[clug] What causes an unkillable process?

Duncan Roe duncan_roe at acslink.net.au
Wed Nov 26 20:31:34 GMT 2008

I have been finding recently that sometimes a process will be stopped (e.g.
because of SIGTT(IN|OU) and will not be killed by kill -9 until you first kill
it with SIGCONT. I don't remember if ps showed the process in state D (as here)
or T (stopped) - hope this is some help anyway.

Cheers ... Duncan.

On Sun, Nov 23, 2008 at 01:20:43PM +0100, Martijn van Oosterhout wrote:
> On Sun, Nov 23, 2008 at 04:11:27AM -0800, Jason Stokes wrote:
> > The following process:
> >
> > > 10685 jason     20   0  143m 8500 8492 D 64.9  1.6 937:50.21 totem
> >
> > Won't die with kill -9, not even as root.  Sure, I can just reboot, but I'm wondering what on earth causes such a thing.
> D state is unkillable.
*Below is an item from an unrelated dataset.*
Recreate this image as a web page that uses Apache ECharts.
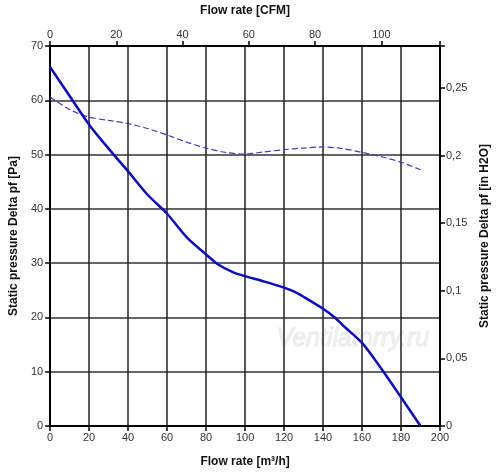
<!DOCTYPE html>
<html lang="en">
<head>
  <meta charset="UTF-8">
  <title>Fan curve</title>
  <style>
    body, html { margin: 0; padding: 0; background: #fff; }
    #chart { width: 500px; height: 473px; }
  </style>
</head>
<body>
  <div id="chart"></div>
  <script src="https://cdn.jsdelivr.net/npm/echarts@6/dist/echarts.min.js"></script>
  <script>
    // flow rate [m3/h] and static pressure [Pa]
    var pressureFlow = [0, 10, 20, 30, 40, 50, 60, 70, 80, 86, 94, 100, 110, 120, 125, 130, 140, 146, 150, 160, 170, 180, 190];
    var pressureVals = [66.1, 60.8, 55.5, 51.1, 46.9, 42.6, 39.1, 34.8, 31.6, 29.8, 28.3, 27.6, 26.6, 25.5, 24.8, 23.8, 21.6, 20.0, 18.6, 15.3, 10.5, 5.3, 0];
    // dashed curve
    var dashFlow = [0, 10, 20, 30, 40, 50, 60, 70, 80, 90, 100, 110, 120, 130, 140, 150, 160, 170, 180, 190];
    var dashVals = [60.6, 58.3, 56.9, 56.3, 55.7, 54.8, 53.6, 52.3, 51.2, 50.4, 50.1, 50.5, 50.9, 51.2, 51.4, 51.1, 50.4, 49.6, 48.6, 47.2];

    var PA_PER_INH2O = 249.09;
    var M3H_PER_CFM = 1.699;
    var font = 'Arial, "Liberation Sans", sans-serif';

    function zip(xs, ys) {
      return xs.map(function (x, i) { return [x, ys[i]]; });
    }

    function onStep(v, step) {
      var r = v / step;
      return Math.abs(r - Math.round(r)) < 1e-6;
    }

    var labelStyle = { color: '#333', fontSize: 11, fontFamily: font };
    var nameStyle = { color: '#111', fontSize: 12, fontWeight: 'bold', fontFamily: font };
    var lineStyle = { onZero: false, lineStyle: { color: '#000', width: 2 } };
    var tickStyle = { length: 5, lineStyle: { color: '#000', width: 1.5 } };

    var myChart = echarts.init(document.getElementById('chart'));
    var option = {
      animation: false,
      grid: { left: 49, right: 60, top: 45, bottom: 42 },
      xAxis: [{
        type: 'value',
        position: 'bottom',
        min: 0, max: 200, interval: 20,
        name: 'Flow rate [m³/h]',
        nameLocation: 'middle',
        nameGap: 30,
        nameTextStyle: nameStyle,
        axisLine: lineStyle,
        axisTick: tickStyle,
        axisLabel: Object.assign({ margin: 6 }, labelStyle),
        splitLine: { lineStyle: { color: '#222', width: 1.5 } }
      }, {
        type: 'value',
        position: 'top',
        min: 0, max: 200 / M3H_PER_CFM, interval: 20,
        name: 'Flow rate [CFM]',
        nameLocation: 'middle',
        nameGap: 29,
        nameTextStyle: nameStyle,
        axisLine: lineStyle,
        axisTick: tickStyle,
        axisLabel: Object.assign({
          margin: 6,
          formatter: function (v) { return onStep(v, 20) ? String(v) : ''; }
        }, labelStyle),
        splitLine: { show: false }
      }],
      yAxis: [{
        type: 'value',
        position: 'left',
        min: 0, max: 70, interval: 10,
        name: 'Static pressure Delta pf [Pa]',
        nameLocation: 'middle',
        nameGap: 29,
        nameTextStyle: nameStyle,
        axisLine: lineStyle,
        axisTick: tickStyle,
        axisLabel: Object.assign({ margin: 7 }, labelStyle),
        splitLine: { lineStyle: { color: '#333', width: 1.5 } }
      }, {
        type: 'value',
        position: 'right',
        min: 0, max: 70 / PA_PER_INH2O, interval: 0.05,
        name: 'Static pressure Delta pf [in H2O]',
        nameLocation: 'middle',
        nameGap: 38,
        nameTextStyle: nameStyle,
        axisLine: lineStyle,
        axisTick: tickStyle,
        axisLabel: Object.assign({
          margin: 6,
          formatter: function (v) {
            if (!onStep(v, 0.05)) return '';
            return String(Math.round(v * 100) / 100).replace('.', ',');
          }
        }, labelStyle),
        splitLine: { show: false }
      }],
      graphic: [{
        type: 'text',
        left: 276,
        top: 326,
        silent: true,
        style: {
          text: 'Ventilatorry.ru',
          font: 'italic 25px ' + font,
          fill: 'rgba(238,238,238,0.9)',
          stroke: 'rgba(200,200,200,0.5)',
          lineWidth: 0.8
        }
      }],
      series: [{
        type: 'line',
        xAxisIndex: 0,
        yAxisIndex: 0,
        data: zip(dashFlow, dashVals),
        smooth: 0.3,
        showSymbol: false,
        lineStyle: { color: '#3a3ad0', width: 1.2, type: [6, 3] }
      }, {
        type: 'line',
        xAxisIndex: 0,
        yAxisIndex: 0,
        data: zip(pressureFlow, pressureVals),
        smooth: 0.3,
        showSymbol: false,
        lineStyle: { color: '#0a0ad0', width: 2.5 }
      }]
    };
    myChart.setOption(option);
  </script>
</body>
</html>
It means it's stuck in the kernel somewhere. I
> thought there was a way to find out exactly where, but I can't remember
> how. One of the sysrq commands?
> The most common causes are disk access, reading/wrting from a stuck NFS
> mount, broken hard disk, etc.
> Once it gets out of the kernel the process will be killed before it
> reaches userspace. So it's just a matter of finding out where it's
> stuck.
> Oh yes, kernel bugs can cause this too :)
> Have a niec day,
> --
> Martijn van Oosterhout   <kleptog at svana.org>   http://svana.org/kleptog/
> > Please line up in a tree and maintain the heap invariant while
> > boarding. Thank you for flying nlogn airlines.